● **WHAT YOU WILL DO**
Pull out every line with the word "chart".

● **INFORMATION PROVIDED**
►

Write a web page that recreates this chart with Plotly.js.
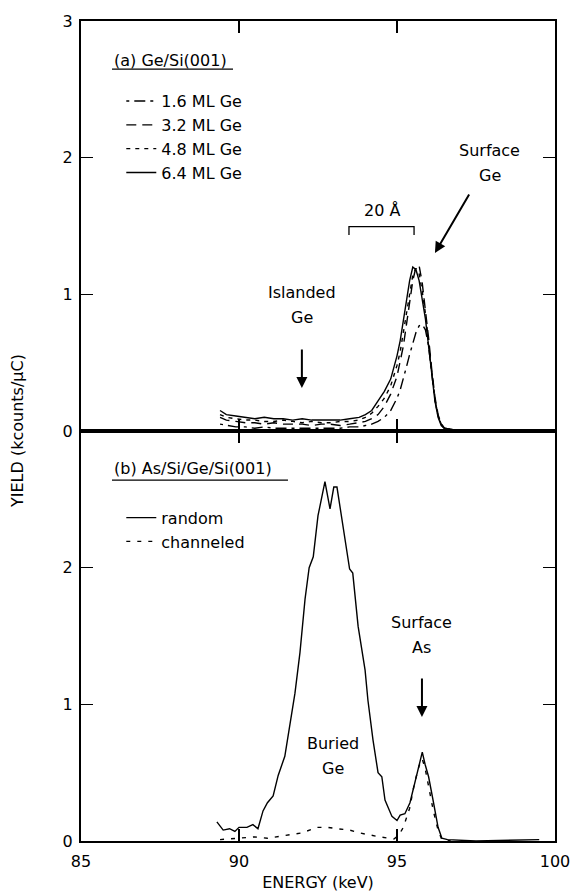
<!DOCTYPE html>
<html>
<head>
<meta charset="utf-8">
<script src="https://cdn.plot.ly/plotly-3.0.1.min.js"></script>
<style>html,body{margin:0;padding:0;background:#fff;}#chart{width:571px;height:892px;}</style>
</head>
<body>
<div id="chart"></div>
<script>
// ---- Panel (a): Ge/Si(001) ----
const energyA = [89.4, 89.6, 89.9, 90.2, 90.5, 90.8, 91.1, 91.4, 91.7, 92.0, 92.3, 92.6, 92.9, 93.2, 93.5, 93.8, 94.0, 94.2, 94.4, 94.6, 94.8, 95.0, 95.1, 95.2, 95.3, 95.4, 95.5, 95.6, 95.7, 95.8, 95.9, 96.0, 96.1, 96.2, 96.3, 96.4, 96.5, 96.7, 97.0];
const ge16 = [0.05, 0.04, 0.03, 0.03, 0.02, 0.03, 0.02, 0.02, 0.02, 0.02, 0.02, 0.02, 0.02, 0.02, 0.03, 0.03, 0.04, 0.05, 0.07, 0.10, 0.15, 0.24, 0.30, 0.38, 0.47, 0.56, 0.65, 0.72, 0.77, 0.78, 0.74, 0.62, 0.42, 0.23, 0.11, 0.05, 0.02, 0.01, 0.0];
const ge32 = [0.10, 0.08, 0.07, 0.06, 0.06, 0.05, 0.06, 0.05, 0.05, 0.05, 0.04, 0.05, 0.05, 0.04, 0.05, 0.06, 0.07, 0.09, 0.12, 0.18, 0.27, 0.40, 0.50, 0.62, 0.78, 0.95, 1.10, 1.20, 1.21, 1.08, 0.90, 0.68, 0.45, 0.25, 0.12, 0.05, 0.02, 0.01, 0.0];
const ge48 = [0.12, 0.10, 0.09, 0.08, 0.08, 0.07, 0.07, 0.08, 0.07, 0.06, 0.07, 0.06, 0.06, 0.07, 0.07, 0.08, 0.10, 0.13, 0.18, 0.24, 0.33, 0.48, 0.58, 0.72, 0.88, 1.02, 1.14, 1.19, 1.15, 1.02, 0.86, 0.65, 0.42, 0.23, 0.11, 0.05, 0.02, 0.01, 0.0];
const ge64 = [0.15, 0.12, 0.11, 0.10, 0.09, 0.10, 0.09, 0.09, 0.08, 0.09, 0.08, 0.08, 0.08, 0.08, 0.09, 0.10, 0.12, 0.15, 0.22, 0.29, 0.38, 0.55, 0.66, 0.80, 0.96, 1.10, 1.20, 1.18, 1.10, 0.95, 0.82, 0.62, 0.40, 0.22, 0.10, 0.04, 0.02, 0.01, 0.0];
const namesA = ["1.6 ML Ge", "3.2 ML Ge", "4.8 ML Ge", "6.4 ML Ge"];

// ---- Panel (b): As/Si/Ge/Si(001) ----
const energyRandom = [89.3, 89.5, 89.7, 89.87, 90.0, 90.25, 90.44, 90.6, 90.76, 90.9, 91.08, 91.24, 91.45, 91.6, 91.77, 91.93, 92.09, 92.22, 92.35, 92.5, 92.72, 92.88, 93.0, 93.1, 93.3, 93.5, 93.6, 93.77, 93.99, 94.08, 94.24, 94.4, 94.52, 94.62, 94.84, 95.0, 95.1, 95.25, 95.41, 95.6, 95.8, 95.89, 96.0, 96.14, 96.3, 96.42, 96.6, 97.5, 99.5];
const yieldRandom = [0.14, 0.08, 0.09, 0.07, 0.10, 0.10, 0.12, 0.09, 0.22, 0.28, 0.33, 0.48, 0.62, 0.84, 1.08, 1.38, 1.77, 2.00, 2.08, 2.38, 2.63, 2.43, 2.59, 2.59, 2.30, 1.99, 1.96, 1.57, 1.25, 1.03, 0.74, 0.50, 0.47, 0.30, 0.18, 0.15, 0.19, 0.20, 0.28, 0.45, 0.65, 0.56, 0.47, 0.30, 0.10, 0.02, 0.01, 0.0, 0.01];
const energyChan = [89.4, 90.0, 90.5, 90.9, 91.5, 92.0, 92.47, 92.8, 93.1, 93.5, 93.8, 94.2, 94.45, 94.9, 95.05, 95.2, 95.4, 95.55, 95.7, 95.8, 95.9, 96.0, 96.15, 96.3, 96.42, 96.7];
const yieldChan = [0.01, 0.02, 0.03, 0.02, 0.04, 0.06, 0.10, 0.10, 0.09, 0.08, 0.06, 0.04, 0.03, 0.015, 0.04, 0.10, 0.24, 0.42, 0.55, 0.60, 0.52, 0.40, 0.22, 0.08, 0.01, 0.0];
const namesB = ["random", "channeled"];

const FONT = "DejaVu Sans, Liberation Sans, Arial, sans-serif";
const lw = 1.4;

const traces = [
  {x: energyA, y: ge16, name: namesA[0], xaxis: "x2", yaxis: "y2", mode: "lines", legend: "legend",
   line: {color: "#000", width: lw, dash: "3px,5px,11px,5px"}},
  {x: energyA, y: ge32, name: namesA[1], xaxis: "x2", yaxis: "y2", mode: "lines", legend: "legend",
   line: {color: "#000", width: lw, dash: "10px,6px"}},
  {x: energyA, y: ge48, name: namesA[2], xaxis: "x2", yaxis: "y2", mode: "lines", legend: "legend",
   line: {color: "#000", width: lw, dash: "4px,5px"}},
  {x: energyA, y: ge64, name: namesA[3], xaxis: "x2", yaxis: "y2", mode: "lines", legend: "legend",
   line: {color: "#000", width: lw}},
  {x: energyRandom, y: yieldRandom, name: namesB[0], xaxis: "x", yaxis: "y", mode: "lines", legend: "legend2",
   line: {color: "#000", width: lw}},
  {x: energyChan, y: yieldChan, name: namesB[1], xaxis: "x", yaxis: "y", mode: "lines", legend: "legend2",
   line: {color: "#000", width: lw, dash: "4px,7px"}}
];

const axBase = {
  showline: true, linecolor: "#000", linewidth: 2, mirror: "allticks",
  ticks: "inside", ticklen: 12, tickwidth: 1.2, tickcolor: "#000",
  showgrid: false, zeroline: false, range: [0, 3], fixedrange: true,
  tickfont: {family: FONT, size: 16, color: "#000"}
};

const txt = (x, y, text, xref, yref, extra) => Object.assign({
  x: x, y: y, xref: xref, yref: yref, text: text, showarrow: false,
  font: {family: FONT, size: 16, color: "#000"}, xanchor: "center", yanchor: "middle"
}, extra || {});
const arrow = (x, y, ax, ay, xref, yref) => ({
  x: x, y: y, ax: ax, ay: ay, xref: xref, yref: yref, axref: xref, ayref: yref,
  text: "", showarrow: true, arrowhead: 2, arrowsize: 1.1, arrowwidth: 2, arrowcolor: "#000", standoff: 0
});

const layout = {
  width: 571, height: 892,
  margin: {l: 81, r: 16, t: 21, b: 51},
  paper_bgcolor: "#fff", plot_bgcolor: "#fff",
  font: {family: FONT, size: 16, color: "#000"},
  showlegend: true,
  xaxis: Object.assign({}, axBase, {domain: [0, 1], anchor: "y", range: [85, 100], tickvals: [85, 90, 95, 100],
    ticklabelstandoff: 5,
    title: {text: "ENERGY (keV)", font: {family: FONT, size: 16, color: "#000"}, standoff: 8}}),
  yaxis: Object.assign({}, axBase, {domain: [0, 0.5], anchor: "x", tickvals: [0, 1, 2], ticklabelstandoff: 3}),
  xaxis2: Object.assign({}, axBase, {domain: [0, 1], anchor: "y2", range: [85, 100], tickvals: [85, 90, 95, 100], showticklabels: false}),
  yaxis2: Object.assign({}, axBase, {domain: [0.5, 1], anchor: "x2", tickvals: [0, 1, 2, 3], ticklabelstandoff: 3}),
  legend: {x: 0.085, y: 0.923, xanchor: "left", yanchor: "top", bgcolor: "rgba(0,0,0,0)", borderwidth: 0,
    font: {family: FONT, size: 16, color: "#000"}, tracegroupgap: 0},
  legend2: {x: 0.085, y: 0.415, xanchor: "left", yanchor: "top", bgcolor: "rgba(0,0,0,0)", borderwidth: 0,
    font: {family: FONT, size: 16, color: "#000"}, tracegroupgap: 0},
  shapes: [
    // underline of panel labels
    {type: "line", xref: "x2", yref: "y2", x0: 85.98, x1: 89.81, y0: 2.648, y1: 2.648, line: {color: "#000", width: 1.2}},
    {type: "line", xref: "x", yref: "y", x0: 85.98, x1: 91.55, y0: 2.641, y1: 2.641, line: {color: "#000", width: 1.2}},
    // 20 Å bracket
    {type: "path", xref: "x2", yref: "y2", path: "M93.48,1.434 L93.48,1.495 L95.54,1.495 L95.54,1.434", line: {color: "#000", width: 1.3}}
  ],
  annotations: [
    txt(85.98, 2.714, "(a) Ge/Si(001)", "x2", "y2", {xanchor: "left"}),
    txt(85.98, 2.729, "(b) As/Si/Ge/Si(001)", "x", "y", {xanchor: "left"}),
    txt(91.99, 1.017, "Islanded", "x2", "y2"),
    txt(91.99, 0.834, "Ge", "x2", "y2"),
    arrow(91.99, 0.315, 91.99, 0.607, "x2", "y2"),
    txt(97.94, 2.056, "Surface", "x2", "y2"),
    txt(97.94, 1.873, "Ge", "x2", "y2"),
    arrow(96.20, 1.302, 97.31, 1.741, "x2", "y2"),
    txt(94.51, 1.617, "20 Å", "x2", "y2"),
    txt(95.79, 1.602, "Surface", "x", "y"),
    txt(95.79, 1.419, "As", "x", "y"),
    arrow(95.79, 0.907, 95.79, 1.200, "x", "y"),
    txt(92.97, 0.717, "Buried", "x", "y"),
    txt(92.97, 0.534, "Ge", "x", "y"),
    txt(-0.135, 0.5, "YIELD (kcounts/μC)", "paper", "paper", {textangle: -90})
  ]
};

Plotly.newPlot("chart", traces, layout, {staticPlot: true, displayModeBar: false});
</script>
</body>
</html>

◄

● **ANSWER TO THE TASK**
Write a web page that recreates this chart with Plotly.js.
<style>html,body{margin:0;padding:0;background:#fff;}#chart{width:571px;height:892px;}</style>
<div id="chart"></div>
Plotly.newPlot("chart", traces, layout, {staticPlot: true, displayModeBar: false});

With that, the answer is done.